▶ _Stated exercise_:
Repeat every line of the listing below exactly, minus the pictures.

▶ _Source material_:
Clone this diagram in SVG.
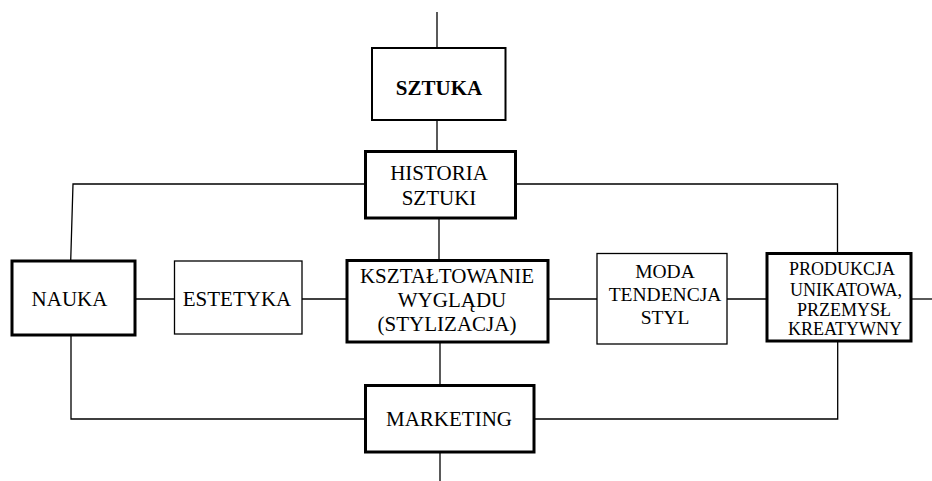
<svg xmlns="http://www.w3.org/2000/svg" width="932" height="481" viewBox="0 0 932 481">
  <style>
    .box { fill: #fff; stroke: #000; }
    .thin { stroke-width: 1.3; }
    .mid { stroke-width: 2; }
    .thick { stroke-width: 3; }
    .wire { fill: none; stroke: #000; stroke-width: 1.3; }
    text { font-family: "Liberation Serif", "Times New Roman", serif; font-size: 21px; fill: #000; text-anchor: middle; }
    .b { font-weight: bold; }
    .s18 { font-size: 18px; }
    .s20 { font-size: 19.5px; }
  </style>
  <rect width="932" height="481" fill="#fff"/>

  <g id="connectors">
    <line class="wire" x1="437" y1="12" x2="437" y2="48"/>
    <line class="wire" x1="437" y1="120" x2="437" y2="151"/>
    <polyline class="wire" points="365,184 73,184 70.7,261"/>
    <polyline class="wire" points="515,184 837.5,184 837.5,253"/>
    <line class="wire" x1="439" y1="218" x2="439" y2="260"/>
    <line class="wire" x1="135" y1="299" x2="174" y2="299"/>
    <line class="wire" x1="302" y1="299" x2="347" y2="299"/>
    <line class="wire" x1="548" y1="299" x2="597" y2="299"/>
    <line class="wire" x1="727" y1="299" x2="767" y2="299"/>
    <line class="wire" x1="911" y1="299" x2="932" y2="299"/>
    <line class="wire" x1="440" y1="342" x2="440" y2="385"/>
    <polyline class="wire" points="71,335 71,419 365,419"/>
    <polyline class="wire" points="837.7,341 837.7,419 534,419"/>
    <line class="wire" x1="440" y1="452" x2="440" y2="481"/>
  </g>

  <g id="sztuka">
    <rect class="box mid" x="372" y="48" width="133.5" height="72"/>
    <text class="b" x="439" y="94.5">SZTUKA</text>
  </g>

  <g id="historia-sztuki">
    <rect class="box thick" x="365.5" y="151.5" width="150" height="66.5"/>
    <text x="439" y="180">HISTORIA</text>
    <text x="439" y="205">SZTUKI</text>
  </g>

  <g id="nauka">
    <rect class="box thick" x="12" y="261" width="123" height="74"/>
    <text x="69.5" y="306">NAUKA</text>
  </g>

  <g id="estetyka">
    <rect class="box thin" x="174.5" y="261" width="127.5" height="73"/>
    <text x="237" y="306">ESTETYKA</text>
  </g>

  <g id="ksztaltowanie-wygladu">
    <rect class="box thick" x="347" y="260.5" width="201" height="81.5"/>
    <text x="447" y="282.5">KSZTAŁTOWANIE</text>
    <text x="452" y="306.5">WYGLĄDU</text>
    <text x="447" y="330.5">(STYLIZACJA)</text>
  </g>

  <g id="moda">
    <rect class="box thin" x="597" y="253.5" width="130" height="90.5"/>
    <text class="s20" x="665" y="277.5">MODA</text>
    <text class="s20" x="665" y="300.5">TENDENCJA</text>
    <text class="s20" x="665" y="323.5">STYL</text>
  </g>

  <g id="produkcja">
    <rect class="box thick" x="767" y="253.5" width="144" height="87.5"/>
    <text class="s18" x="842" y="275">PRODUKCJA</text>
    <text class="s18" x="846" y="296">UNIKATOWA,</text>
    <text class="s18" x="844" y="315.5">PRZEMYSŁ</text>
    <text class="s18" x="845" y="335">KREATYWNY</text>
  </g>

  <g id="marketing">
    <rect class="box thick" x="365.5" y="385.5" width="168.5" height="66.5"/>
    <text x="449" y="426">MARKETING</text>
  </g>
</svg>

▶ _Written reply_:
Clone this diagram in SVG.
<svg xmlns="http://www.w3.org/2000/svg" width="932" height="481" viewBox="0 0 932 481">
  <style>
    .box { fill: #fff; stroke: #000; }
    .thin { stroke-width: 1.3; }
    .mid { stroke-width: 2; }
    .thick { stroke-width: 3; }
    .wire { fill: none; stroke: #000; stroke-width: 1.3; }
    text { font-family: "Liberation Serif", "Times New Roman", serif; font-size: 21px; fill: #000; text-anchor: middle; }
    .b { font-weight: bold; }
    .s18 { font-size: 18px; }
    .s20 { font-size: 19.5px; }
  </style>
  <rect width="932" height="481" fill="#fff"/>

  <g id="connectors">
    <line class="wire" x1="437" y1="12" x2="437" y2="48"/>
    <line class="wire" x1="437" y1="120" x2="437" y2="151"/>
    <polyline class="wire" points="365,184 73,184 70.7,261"/>
    <polyline class="wire" points="515,184 837.5,184 837.5,253"/>
    <line class="wire" x1="439" y1="218" x2="439" y2="260"/>
    <line class="wire" x1="135" y1="299" x2="174" y2="299"/>
    <line class="wire" x1="302" y1="299" x2="347" y2="299"/>
    <line class="wire" x1="548" y1="299" x2="597" y2="299"/>
    <line class="wire" x1="727" y1="299" x2="767" y2="299"/>
    <line class="wire" x1="911" y1="299" x2="932" y2="299"/>
    <line class="wire" x1="440" y1="342" x2="440" y2="385"/>
    <polyline class="wire" points="71,335 71,419 365,419"/>
    <polyline class="wire" points="837.7,341 837.7,419 534,419"/>
    <line class="wire" x1="440" y1="452" x2="440" y2="481"/>
  </g>

  <g id="sztuka">
    <rect class="box mid" x="372" y="48" width="133.5" height="72"/>
    <text class="b" x="439" y="94.5">SZTUKA</text>
  </g>

  <g id="historia-sztuki">
    <rect class="box thick" x="365.5" y="151.5" width="150" height="66.5"/>
    <text x="439" y="180">HISTORIA</text>
    <text x="439" y="205">SZTUKI</text>
  </g>

  <g id="nauka">
    <rect class="box thick" x="12" y="261" width="123" height="74"/>
    <text x="69.5" y="306">NAUKA</text>
  </g>

  <g id="estetyka">
    <rect class="box thin" x="174.5" y="261" width="127.5" height="73"/>
    <text x="237" y="306">ESTETYKA</text>
  </g>

  <g id="ksztaltowanie-wygladu">
    <rect class="box thick" x="347" y="260.5" width="201" height="81.5"/>
    <text x="447" y="282.5">KSZTAŁTOWANIE</text>
    <text x="452" y="306.5">WYGLĄDU</text>
    <text x="447" y="330.5">(STYLIZACJA)</text>
  </g>

  <g id="moda">
    <rect class="box thin" x="597" y="253.5" width="130" height="90.5"/>
    <text class="s20" x="665" y="277.5">MODA</text>
    <text class="s20" x="665" y="300.5">TENDENCJA</text>
    <text class="s20" x="665" y="323.5">STYL</text>
  </g>

  <g id="produkcja">
    <rect class="box thick" x="767" y="253.5" width="144" height="87.5"/>
    <text class="s18" x="842" y="275">PRODUKCJA</text>
    <text class="s18" x="846" y="296">UNIKATOWA,</text>
    <text class="s18" x="844" y="315.5">PRZEMYSŁ</text>
    <text class="s18" x="845" y="335">KREATYWNY</text>
  </g>

  <g id="marketing">
    <rect class="box thick" x="365.5" y="385.5" width="168.5" height="66.5"/>
    <text x="449" y="426">MARKETING</text>
  </g>
</svg>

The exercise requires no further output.